The following section details how to train the set of uncertainty estimation networks utilized by two variations of the uncertainty-aware RL policy.

1.1) Collect pedestrian walking data

From the uncertainty folder, run the following command to collect data of randomized ORCA pedestrians navigating through 100 episodes of six different scenarios:

python collect_data.py --vary_param epsilon --num_episodes 100 --output_dir data/

This will create CSV files of relevant data in a folder called data within the uncertainty folder.

1.2) Preprocess pedestrian walking data

From the uncertainty folder, run the following command to preprocess the collected pedestrian walking data to prepare it to be used as input to the uncertainty network:

python preprocess_data.py --data_dir data/

This will generate several folders of CSV files within a folder called preprocessed_data in the data folder you created in the previous step.

1.3) Train networks with preprocessed data

From the uncertainty folder, run the following script to train and save 20 uncertainty prediction networks with 20 different numbers of time steps:

chmod +x train_models.sh 
./train_models.sh

This will train 20 models using the preprocessed data from the previous step and store each model within its own folder in a larger folder called models. The model folders are named such that uncertain_T is the model trained using T time steps. Within this folder, there is also a plot of the loss curve and a plot of the model prediction accuracy. Note: It may take several hours or days to train all 20 models.

2) Train Socially-Aware RL Policies

The following section details how to train the baseline SARL policy and the three variations of this RL policy.

2.1) Train baseline SARL policy (SARL)

From the control folder, run the following command to train the baseline SARL policy without uncertainty-awareness using standard ORCA pedestrians:

python train.py --policy sarl --output_dir models/sarl/ --env_config configs/env-train.config --policy_config configs/sarl/policy.config --train_config configs/sarl/train.config

This will save the trained RL policy to the folder models/sarl/ in the control directory. The model will be trained using the parameters specified in the configuration files (env_config, policy_config, and train_config). More information on the parameters in these configuration files can be found in the configs README. You can try training with different discomfort distances by changing the discomfort_dist value under reward in the training environment config file Note: It may take several hours or days to train a single model.

2.2) Train policy with modified training process (Training)

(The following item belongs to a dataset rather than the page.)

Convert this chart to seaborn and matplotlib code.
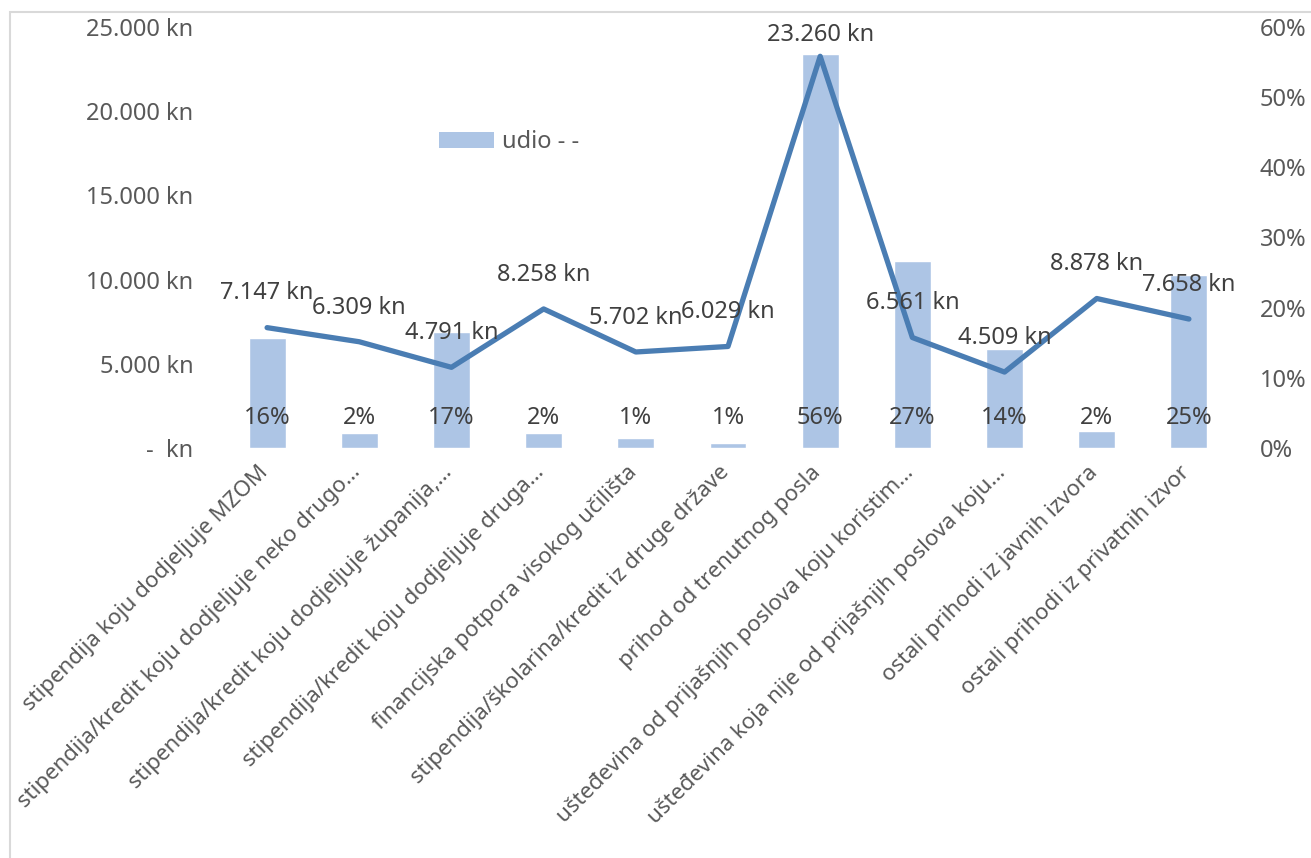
import matplotlib
matplotlib.use("Agg")
import matplotlib.pyplot as plt
import matplotlib.transforms as mtransforms
from matplotlib.patches import Rectangle, Patch
import seaborn as sns
import pandas as pd

# data
categories = [
    "stipendija koju dodjeljuje MZOM",
    "stipendija/kredit koju dodjeljuje neko drugo…",
    "stipendija/kredit koju dodjeljuje županija,…",
    "stipendija/kredit koju dodjeljuje druga…",
    "financijska potpora visokog učilišta",
    "stipendija/školarina/kredit iz druge države",
    "prihod od trenutnog posla",
    "ušteđevina od prijašnjih poslova koju koristim…",
    "ušteđevina koja nije od prijašnjih poslova koju…",
    "ostali prihodi iz javnih izvora",
    "ostali prihodi iz privatnih izvor",
]
udio = [15.7, 2.1, 16.6, 2.1, 1.4, 0.7, 56.2, 26.6, 14.1, 2.4, 24.6]  # percent
iznos = [7147, 6309, 4791, 8258, 5702, 6029, 23260, 6561, 4509, 8878, 7658]  # kn
kn_ticks = [0, 5000, 10000, 15000, 20000, 25000]
pct_ticks = [0, 10, 20, 30, 40, 50, 60]

df = pd.DataFrame({"kategorija": categories, "udio": udio, "iznos": iznos,
                   "idx": range(len(categories))})

sns.set_style("white")
plt.rcParams["font.family"] = ["Noto Sans", "DejaVu Sans"]

bar_col = "#adc5e5"
line_col = "#4a7db3"
txt_col = "#404040"
axis_col = "#595959"

fig = plt.figure(figsize=(13.11, 8.58), dpi=100)
ax = fig.add_axes([221 / 1311, 1 - 448 / 858, (1235 - 221) / 1311, (448 - 27) / 858])
ax2 = ax.twinx()

# bars (percent, right axis)
sns.barplot(data=df, x="kategorija", y="udio", order=categories, color=bar_col,
            saturation=1, width=0.4, ax=ax2)
ax2.set_ylim(0, 60)
ax2.set_yticks(pct_ticks)
ax2.set_yticklabels([f"{t}%" for t in pct_ticks], fontsize=17, color=axis_col)
ax2.tick_params(axis="y", length=0, pad=18)
ax2.set_ylabel("")
ax2.set_xlabel("")

# line (kn, left axis), drawn on top of bars
ax.set_zorder(ax2.get_zorder() + 1)
ax.patch.set_visible(False)
sns.lineplot(data=df, x="idx", y="iznos", color=line_col, linewidth=3.8,
             solid_capstyle="round", solid_joinstyle="round", ax=ax)
ax.set_ylim(0, 25000)
ax.set_xlim(-0.5, len(categories) - 0.5)
ax2.set_xlim(-0.5, len(categories) - 0.5)
ax.set_yticks(kn_ticks)
ax.set_yticklabels([f"{t:,}".replace(",", ".") + " kn" if t else "-  kn" for t in kn_ticks],
                   fontsize=17, color=axis_col)
ax.tick_params(axis="y", length=0, pad=20)
ax.set_ylabel("")
ax.set_xlabel("")

ax.set_xticks(range(len(categories)))
ax.set_xticklabels(categories, rotation=45, ha="right", va="top",
                   rotation_mode="anchor", fontsize=16, color=axis_col)
ax.tick_params(axis="x", length=0, pad=10)
ax2.tick_params(axis="x", length=0, labelbottom=False)
shift = mtransforms.ScaledTranslation(-7 / 72, 0, fig.dpi_scale_trans)
for lbl in ax.get_xticklabels():
    lbl.set_transform(lbl.get_transform() + shift)

for a in (ax, ax2):
    for s in a.spines.values():
        s.set_visible(False)
    a.grid(False)

# data labels on line (kept inside the plot area near the top)
for i, v in enumerate(iznos):
    off = 16 if v < 0.85 * 25000 else 7
    ax.annotate(f"{v:,}".replace(",", ".") + " kn", (i, v), xytext=(0, off),
                textcoords="offset points", ha="center", va="bottom",
                fontsize=17, color=txt_col)

# percentage labels near bar base
trans = mtransforms.blended_transform_factory(ax2.transData, ax2.transAxes)
for i, v in enumerate(udio):
    ax2.text(i, 0.071, f"{round(v)}%", transform=trans, ha="center", va="center",
             fontsize=17, color=txt_col)

# legend
ax.legend(handles=[Patch(facecolor=bar_col, edgecolor="none", label="udio - -")],
          loc="center left", bbox_to_anchor=(0.215, 0.727), frameon=False,
          fontsize=17, handlelength=2.35, handleheight=0.65, handletextpad=0.3,
          borderpad=0, borderaxespad=0, labelcolor=axis_col)

# chart area border
fig.patches.append(Rectangle((10 / 1311, -0.05), 1.1, 1 - 12 / 858 + 0.05,
                             transform=fig.transFigure, fill=False,
                             edgecolor="#d9d9d9", linewidth=1.5, clip_on=False))

fig.savefig("out.png", dpi=100)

From the control folder, run the following command to train the RL policy without uncertainty-awareness using Noisy ORCA pedestrians:

python train.py --policy sarl --output_dir models/training/ --env_config configs/env-train.config --policy_config configs/sarl/policy.config --train_config configs/sarl/train.config

This will save the trained RL policy to the folder models/training/ in the control directory. The model will be trained using the parameters specified in the configuration files (env_config, policy_config, and train_config). More information on the parameters in these configuration files can be found in the configs README. Note: It may take several hours or days to train a single model.

2.3) Train policy with modified model architecture (Model)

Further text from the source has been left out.